After spending 12 years fronting the Lockheed Martin F-35 programme, retiring executive vice-president Tom Burbage is now able to look back in hindsight on a few key lessons that could have spared the programme a costly redesign and a troubled relationship with international partners.
Burbage was named vice president and general manager of the F-35 programme less than three weeks after Lockheed defeated a rival Boeing proposal to claim a then $220 billion prize to develop and build thousands of F-35s for the US military and hundreds more for international parnters.
In the wake of a 2004 weight-driven redesign that delayed the programme two years and cost billions of dollars, Burbage stepped aside from managing the daily operations of the programme and became the public face of the F-35 around the world for the next eight years.
Now set to retire on 1 April, Lockheed hosted a restrospective press conference by Burbage, where he acknolwedged the programme's struggles with meeting budgeting and schedule targets. Burbage says he hopes that future engineers working on a sixth-generation fighter will heed the hard won lessons of the F-35 programme.
"This is cutting edge technology being integrated into a pretty major development programme," Burbage says. "So there are things you find along the way that you weren't able to predict in your proposal that you actually wrote 14 years ago."
Burbage says that it is hard to sustain a vision over a long period of time as new people enter into leadership positions and the world changes. He also says that perhaps he was "too optimistic" in his views, but has never said anything that he did not believe was going to happen-even if those beliefs were overtaken by events. "It was very aggressive, it was very much acquisition reform oriented when it went under contract," Burbage says. "I don't think anybody really understood, because it had never been done before, what it means to have nine countries all competing for work."
As leading arguably the first truly globalised defence programme, the F-35 team initially did not fully understand the challenges of sharing information between hundreds of suppliers spanning across multiple countries, Burbage says.
"We didn't really know how to do that upfront," he says.

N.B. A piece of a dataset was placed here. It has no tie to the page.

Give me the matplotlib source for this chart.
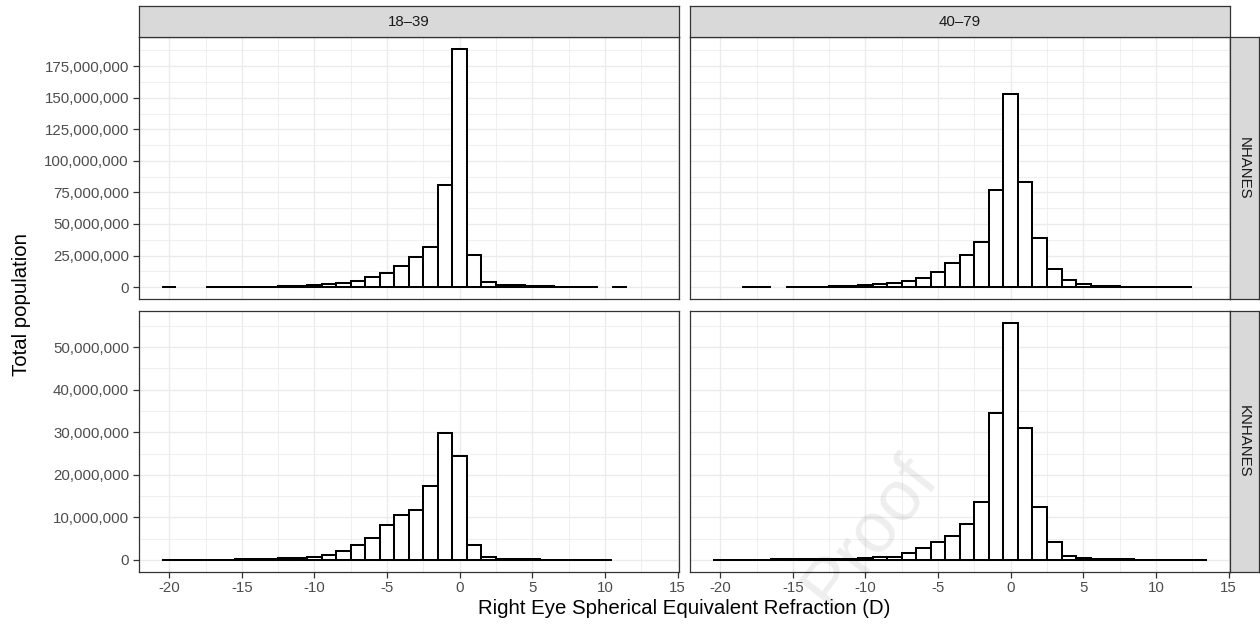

On previous programmes, most foreign involvement was handled through the US government through the foreign military sales system. "On this programme, upfront, we had to figure out how you go involve industry early on and how does the system work," he says.
One of the lessons that Burbage says he learnt is that all of the companies involved in a project of the size and scope of the F-35 need to be on the same information technology systems to share data seamlessly. "You want to have them all on the same set of tools when you start," he says. "Otherwise you get into some challenges just in making sure the design integrity is correct."
Discoveries happen during every aircraft developmental effort, but the F-35 encountered several unanticipated problems that Burbage says could not have been foreseen due to the jet's unique features. "Certainly there are some things looking back that we would have changed to avoid the weight issue and things like that, had we known it was lurking in the models," Burbage says. "We'd go back and make sure we had a much more robust model."
Lockheed, during the early years of the programme between 2004 and 2005, was working on the conventional take-off F-35A variant first because the company did not have the engineering resources to work on all three versions of the jet simultaneously, Burbage says. But company and government parametric engineering models began to show that the weight of the F-35B short take-off vertical landing (STOVL) version of the aircraft was getting too high.
"Somewhere along the way, we made an error in our parametric weight models," Burbage says "Turned out we were predicting the things that we knew about pretty well, the structural parts were pretty close, the small detail parts were pretty close. What wasn't predicted well by the model was stealth and internal weapons bays because the airplane that had those capabilities weren't part of the database."